Want to impress everyone with a new spin on ribs at your tailgate? Chef David Payne shows Grillax Nation how to grill some sweet and spicy beer-basted baby backs using Char-Broil’s Pinch Of Sizzle brines, marinades, rubs and sauces.
Beer-Basted Babybacks
- 2 slabs, pork baby back ribs
- 22-ounce beer of choice (works great with Lime flavored beer)
- Rib Rub (see below)
- Mop Sauce (see below)
- BBQ Sauce (see below)
- Rib Rub
- 1/2 cup brown sugar
- 1/4 cup paprika
- 1 tablespoon black pepper
- 1 tablespoon salt
- 1 tablespoon chili powder
- 1 tablespoon garlic powder
- 1 tablespoon onion powder
- 1 teaspoon cayenne
Mop Sauce
- 1/2 cup water
- 1/2 cup vinegar
- 3 tablespoons yellow mustard
- 3 tablespoons olive oil
- 1 tablespoon chili powder
- 1 tablespoon garlic powder
- 1 teaspoon cayenne
Kansas City Style Sauce
- 1 cup ketchup
- 1/4 cup water
- 1/4 cup vinegar
- 1/4 cup brown sugar
- 3 tablespoons olive oil
- 2 tablespoons paprika
- 1 tablespoon chili powder
- 2 cloves garlic, minced
- 1 teaspoon cayenne
- Remove all packaging on pork baby back ribs and trim any additional loose skin or meat from the ribs.
- Season the ribs with a heavy coating of the rib rub on both sides of ribs.
- Place the seasoned ribs in a foil pan, bone side down, add beer to pan; cover with foil.
- Place on low to medium grill; cook for about 30 minutes.

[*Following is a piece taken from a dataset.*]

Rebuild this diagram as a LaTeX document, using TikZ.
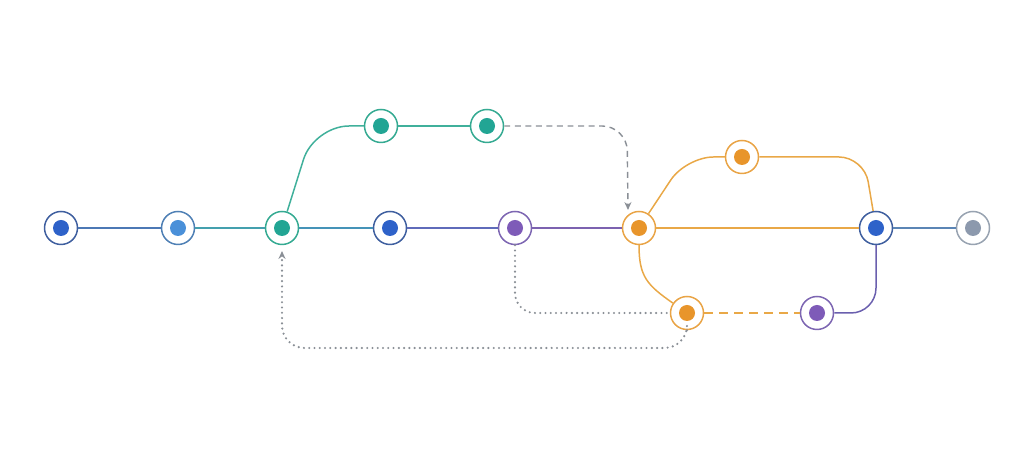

- Remove the foil cover and mop generously with the mop sauce.
- Re-cover the pan containing the ribs with foil and cook for an additional 30 minutes – or until tender.
- Remove ribs from the pan and place directly on the grates for about 10-15 minutes.
- Baste the ribs with barbecue sauce and let cook for another 5 minutes. Don’t burn the sauce!
- Flip the ribs, with the rib side facing down, then baste with barbecue sauce; cook for about 5 minutes to caramelize the sauce; then remove from grill and serve.
- Combine rib rub ingredients in large bowl using whisk.
- Cover to store in fridge if used within one week, or freeze.
- Combine mop and KC sauce ingredients in a non-reactive separate bowls.
- Use a whisk to mix thoroughly.
- Cover and hold in fridge for up to one week.